Stated goal:
Scan each line of the records for the word "image" and extract the ones that have it.

Given information:
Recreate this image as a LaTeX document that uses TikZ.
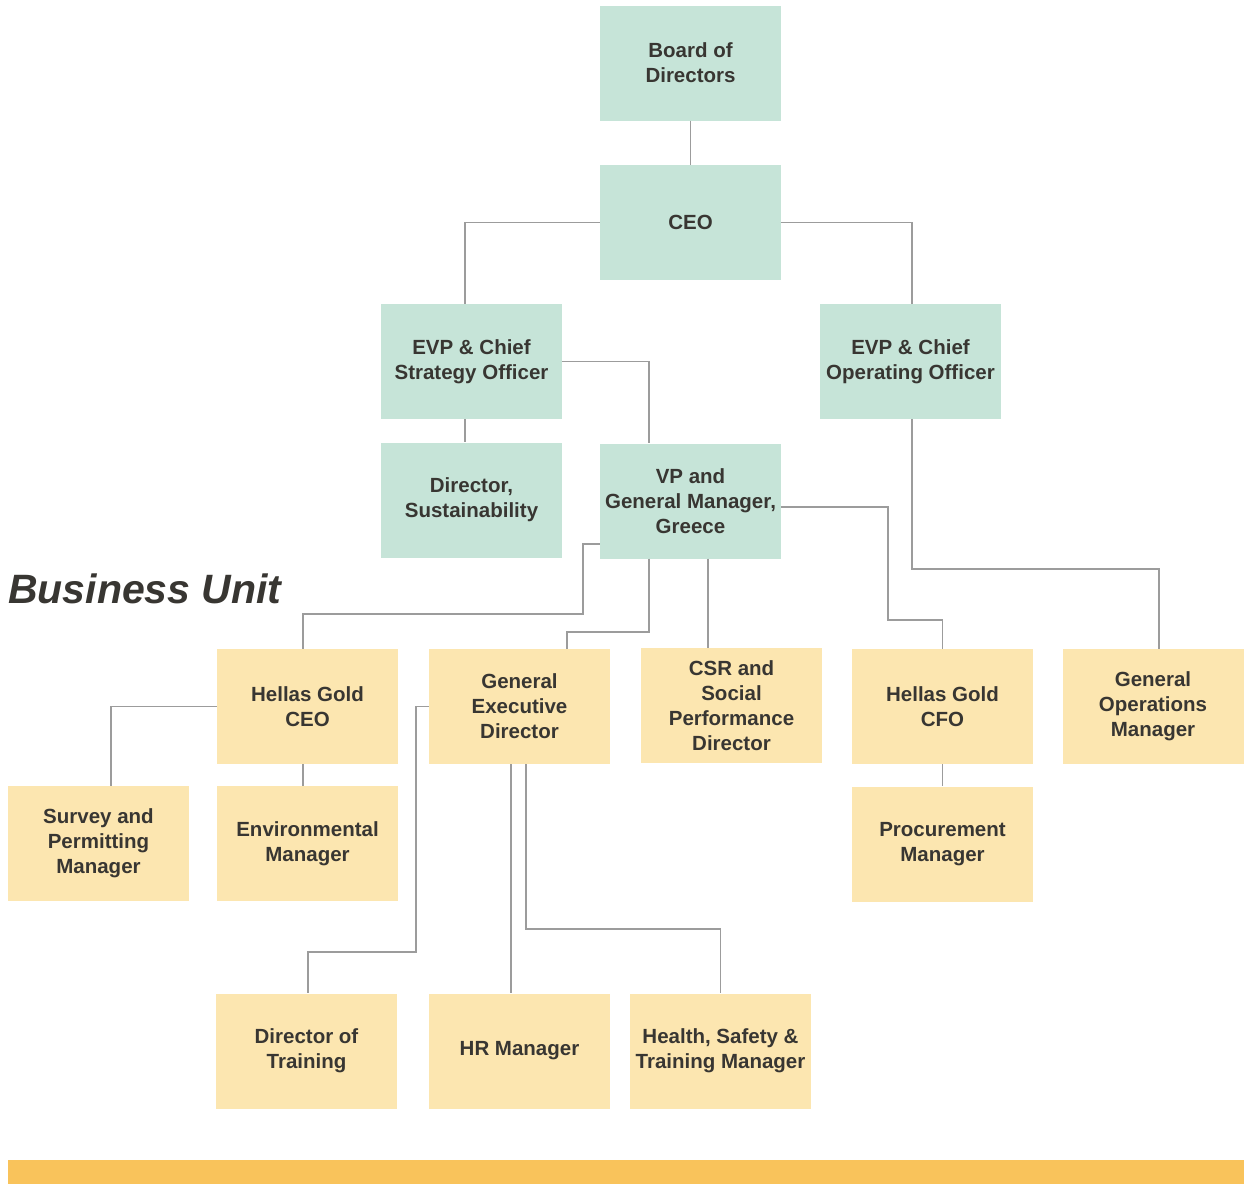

---

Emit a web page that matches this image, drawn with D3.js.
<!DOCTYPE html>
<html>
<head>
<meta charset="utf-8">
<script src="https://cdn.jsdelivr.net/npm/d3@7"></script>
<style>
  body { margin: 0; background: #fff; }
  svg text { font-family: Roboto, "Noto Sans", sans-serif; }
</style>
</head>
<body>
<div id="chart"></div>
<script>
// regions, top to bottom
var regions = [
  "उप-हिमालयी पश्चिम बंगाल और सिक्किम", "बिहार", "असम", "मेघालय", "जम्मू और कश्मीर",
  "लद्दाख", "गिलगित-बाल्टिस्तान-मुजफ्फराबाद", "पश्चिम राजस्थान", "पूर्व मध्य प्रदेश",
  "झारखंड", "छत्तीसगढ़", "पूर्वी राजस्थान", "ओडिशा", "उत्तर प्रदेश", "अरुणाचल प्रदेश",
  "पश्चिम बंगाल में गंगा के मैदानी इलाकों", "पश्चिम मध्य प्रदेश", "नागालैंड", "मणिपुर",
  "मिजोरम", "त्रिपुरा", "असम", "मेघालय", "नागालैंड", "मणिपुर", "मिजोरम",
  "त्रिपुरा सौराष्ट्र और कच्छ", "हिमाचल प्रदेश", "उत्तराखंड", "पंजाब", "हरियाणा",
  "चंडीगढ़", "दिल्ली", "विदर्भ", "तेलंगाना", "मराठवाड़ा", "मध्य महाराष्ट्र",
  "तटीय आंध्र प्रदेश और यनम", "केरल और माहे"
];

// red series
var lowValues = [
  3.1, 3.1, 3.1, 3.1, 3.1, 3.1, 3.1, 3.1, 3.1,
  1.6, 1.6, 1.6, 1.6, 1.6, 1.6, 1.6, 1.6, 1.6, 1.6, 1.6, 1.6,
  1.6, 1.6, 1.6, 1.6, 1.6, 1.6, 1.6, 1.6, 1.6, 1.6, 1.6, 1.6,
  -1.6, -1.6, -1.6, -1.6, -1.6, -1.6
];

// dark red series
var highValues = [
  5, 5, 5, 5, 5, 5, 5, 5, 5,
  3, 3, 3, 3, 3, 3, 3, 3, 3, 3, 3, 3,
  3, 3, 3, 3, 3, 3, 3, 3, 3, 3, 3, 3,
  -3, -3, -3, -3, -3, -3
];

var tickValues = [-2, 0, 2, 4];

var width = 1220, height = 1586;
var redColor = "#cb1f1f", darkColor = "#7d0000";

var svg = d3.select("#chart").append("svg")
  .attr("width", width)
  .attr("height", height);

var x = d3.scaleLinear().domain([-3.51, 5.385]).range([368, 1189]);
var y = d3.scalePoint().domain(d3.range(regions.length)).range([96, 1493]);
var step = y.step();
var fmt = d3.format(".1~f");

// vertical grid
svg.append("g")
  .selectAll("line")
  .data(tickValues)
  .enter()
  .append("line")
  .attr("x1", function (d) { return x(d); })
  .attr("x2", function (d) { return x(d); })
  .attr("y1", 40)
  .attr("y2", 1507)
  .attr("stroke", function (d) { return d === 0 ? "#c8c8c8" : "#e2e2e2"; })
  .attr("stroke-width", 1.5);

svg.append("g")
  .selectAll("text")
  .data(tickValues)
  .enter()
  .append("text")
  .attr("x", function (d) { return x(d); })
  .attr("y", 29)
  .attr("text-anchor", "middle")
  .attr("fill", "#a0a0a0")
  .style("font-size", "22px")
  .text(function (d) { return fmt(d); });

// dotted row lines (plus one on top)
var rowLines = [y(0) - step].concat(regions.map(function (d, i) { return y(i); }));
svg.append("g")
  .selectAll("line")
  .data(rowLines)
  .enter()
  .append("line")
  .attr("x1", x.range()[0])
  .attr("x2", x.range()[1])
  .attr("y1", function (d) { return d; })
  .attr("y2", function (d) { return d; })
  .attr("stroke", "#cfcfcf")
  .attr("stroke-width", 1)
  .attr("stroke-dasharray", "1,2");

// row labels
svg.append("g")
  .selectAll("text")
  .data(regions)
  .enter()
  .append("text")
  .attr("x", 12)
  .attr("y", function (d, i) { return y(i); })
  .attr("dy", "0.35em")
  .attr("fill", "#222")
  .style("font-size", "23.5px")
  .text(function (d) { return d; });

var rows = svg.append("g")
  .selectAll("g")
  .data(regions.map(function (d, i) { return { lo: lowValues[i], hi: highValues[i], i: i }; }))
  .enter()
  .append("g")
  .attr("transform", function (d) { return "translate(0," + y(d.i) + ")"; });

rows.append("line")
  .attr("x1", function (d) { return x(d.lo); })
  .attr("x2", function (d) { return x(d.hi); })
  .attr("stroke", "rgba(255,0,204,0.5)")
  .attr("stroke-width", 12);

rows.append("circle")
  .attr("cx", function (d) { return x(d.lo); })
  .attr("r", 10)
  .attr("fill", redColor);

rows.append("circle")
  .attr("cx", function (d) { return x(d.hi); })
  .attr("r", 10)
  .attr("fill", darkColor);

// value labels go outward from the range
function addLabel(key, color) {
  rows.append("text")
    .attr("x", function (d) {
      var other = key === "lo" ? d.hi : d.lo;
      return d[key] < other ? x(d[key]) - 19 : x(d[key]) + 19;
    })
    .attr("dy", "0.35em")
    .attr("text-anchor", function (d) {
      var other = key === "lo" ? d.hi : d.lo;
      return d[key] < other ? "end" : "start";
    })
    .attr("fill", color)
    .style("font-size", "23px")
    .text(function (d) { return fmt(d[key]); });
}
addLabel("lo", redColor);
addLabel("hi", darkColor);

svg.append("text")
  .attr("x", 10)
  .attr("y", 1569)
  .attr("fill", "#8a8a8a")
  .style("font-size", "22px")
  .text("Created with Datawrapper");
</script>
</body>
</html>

---

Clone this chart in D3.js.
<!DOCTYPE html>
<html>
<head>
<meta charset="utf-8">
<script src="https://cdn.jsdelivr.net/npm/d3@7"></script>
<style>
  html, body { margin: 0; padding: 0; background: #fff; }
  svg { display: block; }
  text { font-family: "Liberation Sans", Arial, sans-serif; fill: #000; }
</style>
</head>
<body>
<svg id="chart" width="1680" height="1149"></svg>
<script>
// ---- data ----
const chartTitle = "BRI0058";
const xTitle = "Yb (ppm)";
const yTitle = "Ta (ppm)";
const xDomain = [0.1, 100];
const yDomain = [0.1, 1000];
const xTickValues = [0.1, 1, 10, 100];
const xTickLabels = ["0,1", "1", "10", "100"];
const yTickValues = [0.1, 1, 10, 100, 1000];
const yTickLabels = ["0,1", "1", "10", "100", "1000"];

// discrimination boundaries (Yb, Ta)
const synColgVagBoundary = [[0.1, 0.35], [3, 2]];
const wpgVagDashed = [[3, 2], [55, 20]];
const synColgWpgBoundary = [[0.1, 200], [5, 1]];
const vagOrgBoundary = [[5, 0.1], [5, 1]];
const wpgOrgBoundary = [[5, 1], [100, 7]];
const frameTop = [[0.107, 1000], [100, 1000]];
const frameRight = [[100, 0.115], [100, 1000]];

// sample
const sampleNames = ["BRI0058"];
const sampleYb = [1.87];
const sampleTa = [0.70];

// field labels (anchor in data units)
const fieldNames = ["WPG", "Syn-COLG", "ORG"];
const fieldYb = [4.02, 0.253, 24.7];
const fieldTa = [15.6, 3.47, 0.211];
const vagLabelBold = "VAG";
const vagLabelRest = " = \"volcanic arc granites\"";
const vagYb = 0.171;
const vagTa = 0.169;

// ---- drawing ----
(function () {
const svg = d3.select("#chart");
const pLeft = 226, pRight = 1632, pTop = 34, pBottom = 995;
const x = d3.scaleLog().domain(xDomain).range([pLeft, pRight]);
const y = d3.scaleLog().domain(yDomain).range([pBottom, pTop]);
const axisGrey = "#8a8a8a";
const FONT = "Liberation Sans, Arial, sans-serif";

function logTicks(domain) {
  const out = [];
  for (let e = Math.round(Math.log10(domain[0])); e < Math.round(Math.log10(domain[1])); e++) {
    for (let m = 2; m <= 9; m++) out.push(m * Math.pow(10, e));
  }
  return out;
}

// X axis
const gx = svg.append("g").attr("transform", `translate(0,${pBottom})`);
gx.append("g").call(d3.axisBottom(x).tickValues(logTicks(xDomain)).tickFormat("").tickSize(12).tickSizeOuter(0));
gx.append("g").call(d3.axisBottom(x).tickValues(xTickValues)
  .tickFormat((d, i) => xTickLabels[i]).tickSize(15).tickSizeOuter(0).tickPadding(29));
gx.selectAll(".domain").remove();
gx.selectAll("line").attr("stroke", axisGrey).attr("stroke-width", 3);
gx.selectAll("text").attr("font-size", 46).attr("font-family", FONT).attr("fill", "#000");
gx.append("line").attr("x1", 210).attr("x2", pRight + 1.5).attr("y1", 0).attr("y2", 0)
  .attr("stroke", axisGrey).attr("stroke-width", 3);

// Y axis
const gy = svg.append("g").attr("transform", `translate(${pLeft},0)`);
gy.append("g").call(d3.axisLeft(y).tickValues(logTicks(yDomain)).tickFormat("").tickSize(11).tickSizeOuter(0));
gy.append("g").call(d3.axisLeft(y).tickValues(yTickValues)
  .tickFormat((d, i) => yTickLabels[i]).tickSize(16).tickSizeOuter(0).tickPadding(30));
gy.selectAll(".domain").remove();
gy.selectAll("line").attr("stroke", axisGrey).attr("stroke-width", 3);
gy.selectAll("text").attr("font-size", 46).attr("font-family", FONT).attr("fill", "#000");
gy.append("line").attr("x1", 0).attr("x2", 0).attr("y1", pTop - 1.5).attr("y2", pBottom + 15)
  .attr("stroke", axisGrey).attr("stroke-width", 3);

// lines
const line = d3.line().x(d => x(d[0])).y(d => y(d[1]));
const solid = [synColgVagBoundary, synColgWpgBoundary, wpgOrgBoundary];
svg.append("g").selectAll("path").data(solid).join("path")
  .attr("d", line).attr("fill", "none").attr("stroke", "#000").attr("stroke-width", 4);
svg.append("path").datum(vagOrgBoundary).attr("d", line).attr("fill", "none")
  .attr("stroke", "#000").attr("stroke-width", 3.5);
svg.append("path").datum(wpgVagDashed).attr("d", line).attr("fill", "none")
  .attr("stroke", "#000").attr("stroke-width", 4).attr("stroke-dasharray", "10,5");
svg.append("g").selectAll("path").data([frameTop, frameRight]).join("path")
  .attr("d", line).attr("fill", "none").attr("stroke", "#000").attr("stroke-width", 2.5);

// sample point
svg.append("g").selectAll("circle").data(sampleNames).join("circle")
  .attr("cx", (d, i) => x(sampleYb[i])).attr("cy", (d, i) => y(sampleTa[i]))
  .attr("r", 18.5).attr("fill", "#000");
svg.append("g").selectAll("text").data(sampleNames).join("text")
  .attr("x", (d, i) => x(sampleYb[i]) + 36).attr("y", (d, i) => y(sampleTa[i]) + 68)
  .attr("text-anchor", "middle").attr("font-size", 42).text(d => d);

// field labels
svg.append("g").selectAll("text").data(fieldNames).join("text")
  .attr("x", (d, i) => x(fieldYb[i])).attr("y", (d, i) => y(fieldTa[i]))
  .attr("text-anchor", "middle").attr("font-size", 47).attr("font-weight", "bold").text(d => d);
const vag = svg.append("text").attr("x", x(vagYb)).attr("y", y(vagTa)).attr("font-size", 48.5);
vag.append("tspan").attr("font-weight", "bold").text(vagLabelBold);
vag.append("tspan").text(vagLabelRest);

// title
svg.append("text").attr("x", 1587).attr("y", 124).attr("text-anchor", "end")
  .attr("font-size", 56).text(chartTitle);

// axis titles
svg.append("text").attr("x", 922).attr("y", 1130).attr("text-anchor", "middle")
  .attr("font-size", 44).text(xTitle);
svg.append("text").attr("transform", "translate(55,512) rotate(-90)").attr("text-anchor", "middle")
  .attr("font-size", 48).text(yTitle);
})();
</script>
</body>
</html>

Answer to the exercise:
Recreate this image as a LaTeX document that uses TikZ.
Emit a web page that matches this image, drawn with D3.js.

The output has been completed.